Art Basel Miami Beach

KURIMANZUTTO
For Art Basel Miami Beach 2021, kurimanzutto’s booth will focus on significant pieces by our gallery artists who often work with political, social and poetic concerns. Basing their practice within a strongly conceptual rubric, what will be revealed is how form follows concept as the works on show employ media ranging from combinations of ready-made materials, found objects and images. Our presentation will fuse the artistic practices of Latin American artists such as Abraham Cruzvillegas, Carlos Amorales, Damian Ortega, Gabriel Orozco and Roberto Gil de Montes, with European artists such as Leonor Antunes and Nairy Baghramian. In doing so, our booth will speak to the recurring concerns and aesthetics, enabling conversations between the local and the international and across varied layers of meaning.

kurimanzutto

kurimanzutto was first conceived in the late 1990s in New York by Mónica Manzutto, José Kuri and Gabriel Orozco. They imagined a gallery that could exist nomadically, adapting its form to the spaces needed by specific projects. It was Orozco who first proposed the idea to Mónica and José, pointing out the lack of galleries dedicated to contemporary art in Mexico as well as the lack of institutional support for the up-and-coming generation of young Mexican artists. It was evident that a support structure was needed that would allow these emerging artists to establish their careers within Mexico as well as abroad.

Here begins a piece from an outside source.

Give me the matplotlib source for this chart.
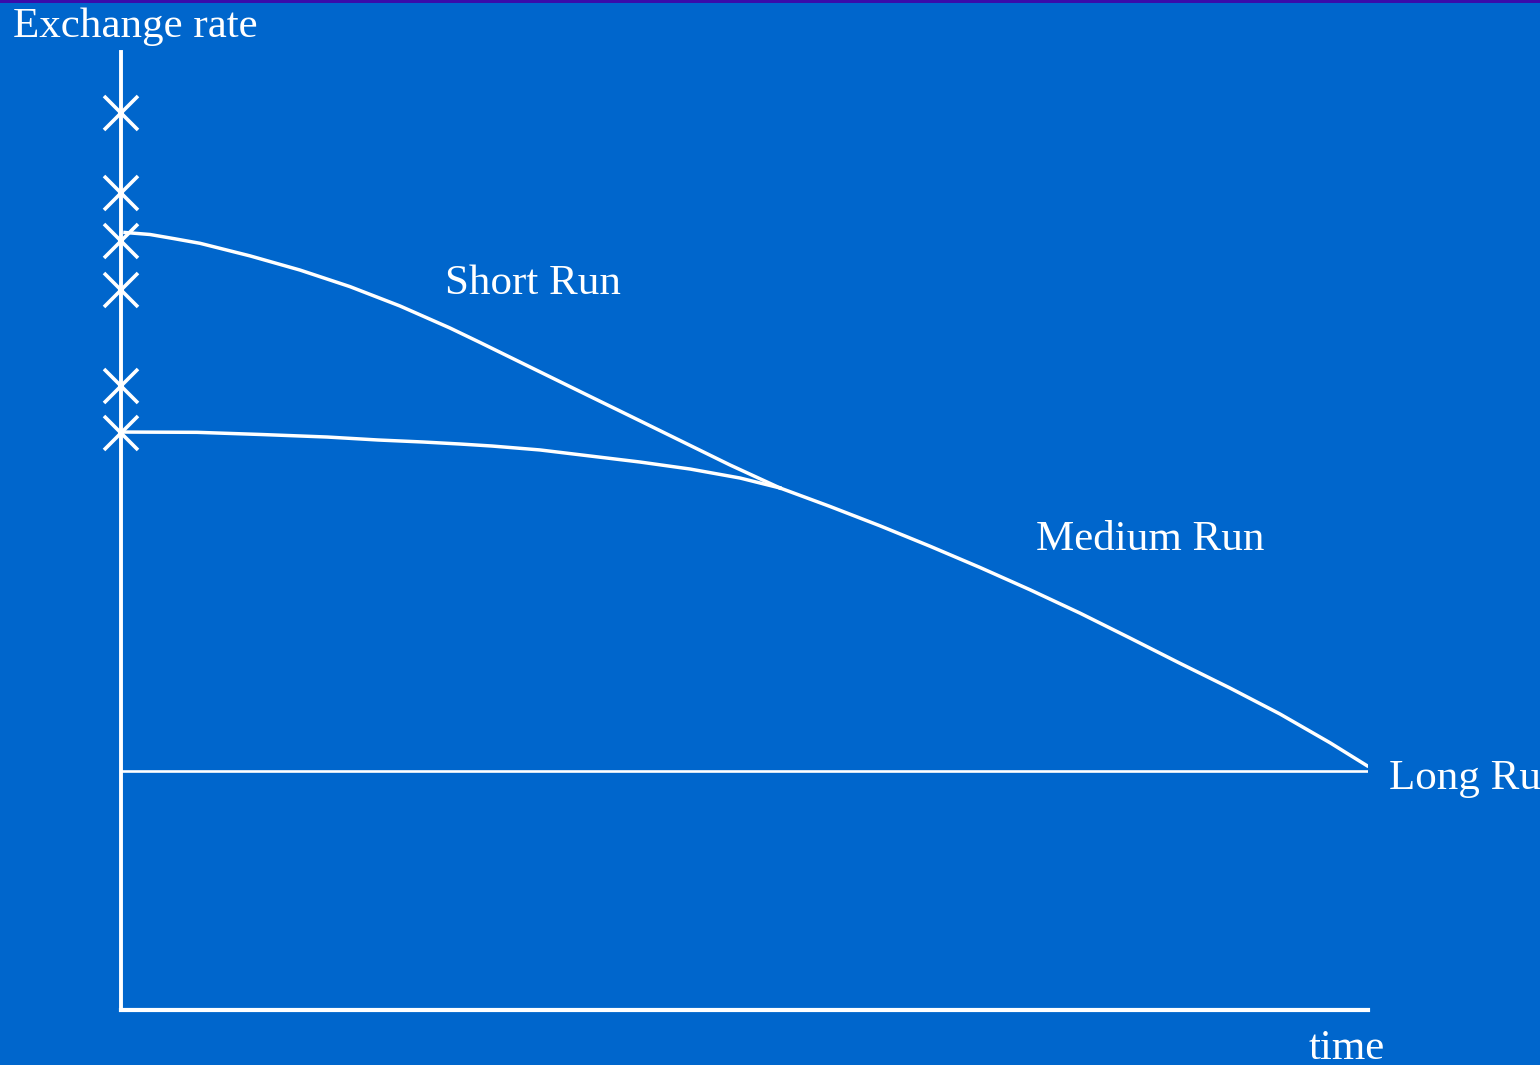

The gallery’s itinerant condition allowed them to organize shows in unconventional places, which in turn freed the artists up to experiment with different kinds of projects. kurimanzutto’s first exhibition, “Market Economy,” opened on August 21st, 1999, and remained open to the public for less than 24 hours. In a rented market booth, 13 of the gallery’s artists displayed pieces they created using materials on sale in the market itself. They sold the pieces at prices comparable to the other goods for sale such as kitchen utensils, food, and cleaning supplies.